— TO DO —
Skip the pictures and extract all of the lines exactly as written.

— DATASET EXCERPT —
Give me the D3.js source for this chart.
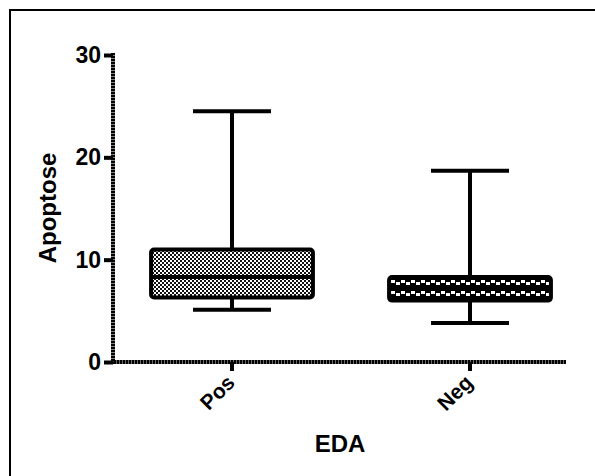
<!DOCTYPE html>
<html>
<head>
<meta charset="utf-8">
<script src="https://cdn.jsdelivr.net/npm/d3@7"></script>
<style>
  body { margin: 0; background: #fff; }
  text { font-family: Arial, "Liberation Sans", sans-serif; font-weight: bold; fill: #000; }
</style>
</head>
<body>
<div id="chart"></div>
<script>
// data
var groups = ["Pos", "Neg"];
var mins = [5.1, 3.8];
var q1s = [6.3, 6.0];
var medians = [8.3, 7.2];
var q3s = [11.0, 8.3];
var maxs = [24.5, 18.7];
var yTicks = [0, 10, 20, 30];

var svgWidth = 595, svgHeight = 476;

var svg = d3.select("#chart").append("svg")
  .attr("width", svgWidth)
  .attr("height", svgHeight);

// fill patterns
var defs = svg.append("defs");
var p1 = defs.append("pattern").attr("id", "patPos")
  .attr("patternUnits", "userSpaceOnUse").attr("width", 4).attr("height", 4);
p1.append("rect").attr("width", 4).attr("height", 4).attr("fill", "#fff");
p1.append("rect").attr("width", 2).attr("height", 2).attr("fill", "#111");
p1.append("rect").attr("x", 2).attr("y", 2).attr("width", 2).attr("height", 2).attr("fill", "#111");

var p2 = defs.append("pattern").attr("id", "patNeg")
  .attr("patternUnits", "userSpaceOnUse").attr("width", 10).attr("height", 11)
  .attr("y", 277);
p2.append("rect").attr("width", 10).attr("height", 11).attr("fill", "#000");
p2.append("rect").attr("x", 1).attr("y", 3).attr("width", 4).attr("height", 3).attr("fill", "#fff");
p2.append("rect").attr("x", 6).attr("y", 5).attr("width", 4).attr("height", 3).attr("fill", "#fff");

// outer frame
svg.append("rect")
  .attr("x", 10).attr("y", 10)
  .attr("width", 600).attr("height", 480)
  .attr("fill", "none").attr("stroke", "#000").attr("stroke-width", 2);

// scales
var x = d3.scaleBand()
  .domain(groups)
  .range([113, 589])
  .paddingInner(0.32)
  .paddingOuter(0.16);

var y = d3.scaleLinear()
  .domain([0, 30])
  .range([362, 55]);

var data = groups.map(function(g, i) {
  return { name: g, min: mins[i], q1: q1s[i], med: medians[i], q3: q3s[i], max: maxs[i],
           fill: i === 0 ? "url(#patPos)" : "url(#patNeg)" };
});

var chart = svg.append("g");

// whiskers
chart.selectAll(".whisker")
  .data(data).enter().append("line")
  .attr("x1", d => x(d.name) + x.bandwidth() / 2)
  .attr("x2", d => x(d.name) + x.bandwidth() / 2)
  .attr("y1", d => y(d.min))
  .attr("y2", d => y(d.max))
  .attr("stroke", "#000").attr("stroke-width", 4);

// caps
["min", "max"].forEach(function(k) {
  chart.selectAll(".cap-" + k)
    .data(data).enter().append("line")
    .attr("x1", d => x(d.name) + x.bandwidth() / 2 - 39)
    .attr("x2", d => x(d.name) + x.bandwidth() / 2 + 39)
    .attr("y1", d => y(d[k]))
    .attr("y2", d => y(d[k]))
    .attr("stroke", "#000").attr("stroke-width", 4);
});

// boxes
chart.selectAll(".box")
  .data(data).enter().append("rect")
  .attr("x", d => x(d.name))
  .attr("y", d => y(d.q3))
  .attr("width", x.bandwidth())
  .attr("height", d => y(d.q1) - y(d.q3))
  .attr("rx", 3)
  .attr("fill", d => d.fill)
  .attr("stroke", "#000").attr("stroke-width", 4);

// medians
chart.selectAll(".median")
  .data(data).enter().append("line")
  .attr("x1", d => x(d.name))
  .attr("x2", d => x(d.name) + x.bandwidth())
  .attr("y1", d => y(d.med))
  .attr("y2", d => y(d.med))
  .attr("stroke", "#000").attr("stroke-width", 4);

// y axis
var yAxis = svg.append("g")
  .attr("transform", "translate(113,0)")
  .call(d3.axisLeft(y).tickValues(yTicks).tickSize(9).tickPadding(3));
yAxis.select(".domain").remove();
yAxis.selectAll(".tick line").attr("stroke", "#000").attr("stroke-width", 4);
yAxis.selectAll(".tick text")
  .attr("font-size", null).attr("font-family", null)
  .style("font-size", "23px").style("font-weight", "bold")
  .style("font-family", "Arial, 'Liberation Sans', sans-serif");

svg.append("line")
  .attr("x1", 113).attr("x2", 113)
  .attr("y1", y(30) - 2).attr("y2", y(0) + 2)
  .attr("stroke", "#000").attr("stroke-width", 4)
  .attr("stroke-dasharray", "2.6,0.4");

// x axis
var xAxis = svg.append("g")
  .attr("transform", "translate(0,362)")
  .call(d3.axisBottom(x).tickSize(9).tickFormat(""));
xAxis.select(".domain").remove();
xAxis.selectAll(".tick line").attr("stroke", "#000").attr("stroke-width", 4);

svg.append("line")
  .attr("x1", 111).attr("x2", 566)
  .attr("y1", 362).attr("y2", 362)
  .attr("stroke", "#000").attr("stroke-width", 4)
  .attr("stroke-dasharray", "2.6,0.4");

// rotated category labels
svg.selectAll(".xlab")
  .data(groups).enter().append("text")
  .attr("transform", d => `translate(${x(d) + x.bandwidth() / 2 + 4}, 384) rotate(-45)`)
  .attr("text-anchor", "end")
  .style("font-size", "21px")
  .text(d => d);

// axis titles
svg.append("text")
  .attr("transform", "translate(56, 208) rotate(-90)")
  .attr("text-anchor", "middle")
  .style("font-size", "24px")
  .text("Apoptose");

svg.append("text")
  .attr("x", 340).attr("y", 452)
  .attr("text-anchor", "middle")
  .style("font-size", "24px")
  .text("EDA");
</script>
</body>
</html>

— RESPONSE TO THE EXERCISE —
Give me the D3.js source for this chart.
<!DOCTYPE html>
<html>
<head>
<meta charset="utf-8">
<script src="https://cdn.jsdelivr.net/npm/d3@7"></script>
<style>
  body { margin: 0; background: #fff; }
  text { font-family: Arial, "Liberation Sans", sans-serif; font-weight: bold; fill: #000; }
</style>
</head>
<body>
<div id="chart"></div>
<script>
// data
var groups = ["Pos", "Neg"];
var mins = [5.1, 3.8];
var q1s = [6.3, 6.0];
var medians = [8.3, 7.2];
var q3s = [11.0, 8.3];
var maxs = [24.5, 18.7];
var yTicks = [0, 10, 20, 30];

var svgWidth = 595, svgHeight = 476;

var svg = d3.select("#chart").append("svg")
  .attr("width", svgWidth)
  .attr("height", svgHeight);

// fill patterns
var defs = svg.append("defs");
var p1 = defs.append("pattern").attr("id", "patPos")
  .attr("patternUnits", "userSpaceOnUse").attr("width", 4).attr("height", 4);
p1.append("rect").attr("width", 4).attr("height", 4).attr("fill", "#fff");
p1.append("rect").attr("width", 2).attr("height", 2).attr("fill", "#111");
p1.append("rect").attr("x", 2).attr("y", 2).attr("width", 2).attr("height", 2).attr("fill", "#111");

var p2 = defs.append("pattern").attr("id", "patNeg")
  .attr("patternUnits", "userSpaceOnUse").attr("width", 10).attr("height", 11)
  .attr("y", 277);
p2.append("rect").attr("width", 10).attr("height", 11).attr("fill", "#000");
p2.append("rect").attr("x", 1).attr("y", 3).attr("width", 4).attr("height", 3).attr("fill", "#fff");
p2.append("rect").attr("x", 6).attr("y", 5).attr("width", 4).attr("height", 3).attr("fill", "#fff");

// outer frame
svg.append("rect")
  .attr("x", 10).attr("y", 10)
  .attr("width", 600).attr("height", 480)
  .attr("fill", "none").attr("stroke", "#000").attr("stroke-width", 2);

// scales
var x = d3.scaleBand()
  .domain(groups)
  .range([113, 589])
  .paddingInner(0.32)
  .paddingOuter(0.16);

var y = d3.scaleLinear()
  .domain([0, 30])
  .range([362, 55]);

var data = groups.map(function(g, i) {
  return { name: g, min: mins[i], q1: q1s[i], med: medians[i], q3: q3s[i], max: maxs[i],
           fill: i === 0 ? "url(#patPos)" : "url(#patNeg)" };
});

var chart = svg.append("g");

// whiskers
chart.selectAll(".whisker")
  .data(data).enter().append("line")
  .attr("x1", d => x(d.name) + x.bandwidth() / 2)
  .attr("x2", d => x(d.name) + x.bandwidth() / 2)
  .attr("y1", d => y(d.min))
  .attr("y2", d => y(d.max))
  .attr("stroke", "#000").attr("stroke-width", 4);

// caps
["min", "max"].forEach(function(k) {
  chart.selectAll(".cap-" + k)
    .data(data).enter().append("line")
    .attr("x1", d => x(d.name) + x.bandwidth() / 2 - 39)
    .attr("x2", d => x(d.name) + x.bandwidth() / 2 + 39)
    .attr("y1", d => y(d[k]))
    .attr("y2", d => y(d[k]))
    .attr("stroke", "#000").attr("stroke-width", 4);
});

// boxes
chart.selectAll(".box")
  .data(data).enter().append("rect")
  .attr("x", d => x(d.name))
  .attr("y", d => y(d.q3))
  .attr("width", x.bandwidth())
  .attr("height", d => y(d.q1) - y(d.q3))
  .attr("rx", 3)
  .attr("fill", d => d.fill)
  .attr("stroke", "#000").attr("stroke-width", 4);

// medians
chart.selectAll(".median")
  .data(data).enter().append("line")
  .attr("x1", d => x(d.name))
  .attr("x2", d => x(d.name) + x.bandwidth())
  .attr("y1", d => y(d.med))
  .attr("y2", d => y(d.med))
  .attr("stroke", "#000").attr("stroke-width", 4);

// y axis
var yAxis = svg.append("g")
  .attr("transform", "translate(113,0)")
  .call(d3.axisLeft(y).tickValues(yTicks).tickSize(9).tickPadding(3));
yAxis.select(".domain").remove();
yAxis.selectAll(".tick line").attr("stroke", "#000").attr("stroke-width", 4);
yAxis.selectAll(".tick text")
  .attr("font-size", null).attr("font-family", null)
  .style("font-size", "23px").style("font-weight", "bold")
  .style("font-family", "Arial, 'Liberation Sans', sans-serif");

svg.append("line")
  .attr("x1", 113).attr("x2", 113)
  .attr("y1", y(30) - 2).attr("y2", y(0) + 2)
  .attr("stroke", "#000").attr("stroke-width", 4)
  .attr("stroke-dasharray", "2.6,0.4");

// x axis
var xAxis = svg.append("g")
  .attr("transform", "translate(0,362)")
  .call(d3.axisBottom(x).tickSize(9).tickFormat(""));
xAxis.select(".domain").remove();
xAxis.selectAll(".tick line").attr("stroke", "#000").attr("stroke-width", 4);

svg.append("line")
  .attr("x1", 111).attr("x2", 566)
  .attr("y1", 362).attr("y2", 362)
  .attr("stroke", "#000").attr("stroke-width", 4)
  .attr("stroke-dasharray", "2.6,0.4");

// rotated category labels
svg.selectAll(".xlab")
  .data(groups).enter().append("text")
  .attr("transform", d => `translate(${x(d) + x.bandwidth() / 2 + 4}, 384) rotate(-45)`)
  .attr("text-anchor", "end")
  .style("font-size", "21px")
  .text(d => d);

// axis titles
svg.append("text")
  .attr("transform", "translate(56, 208) rotate(-90)")
  .attr("text-anchor", "middle")
  .style("font-size", "24px")
  .text("Apoptose");

svg.append("text")
  .attr("x", 340).attr("y", 452)
  .attr("text-anchor", "middle")
  .style("font-size", "24px")
  .text("EDA");
</script>
</body>
</html>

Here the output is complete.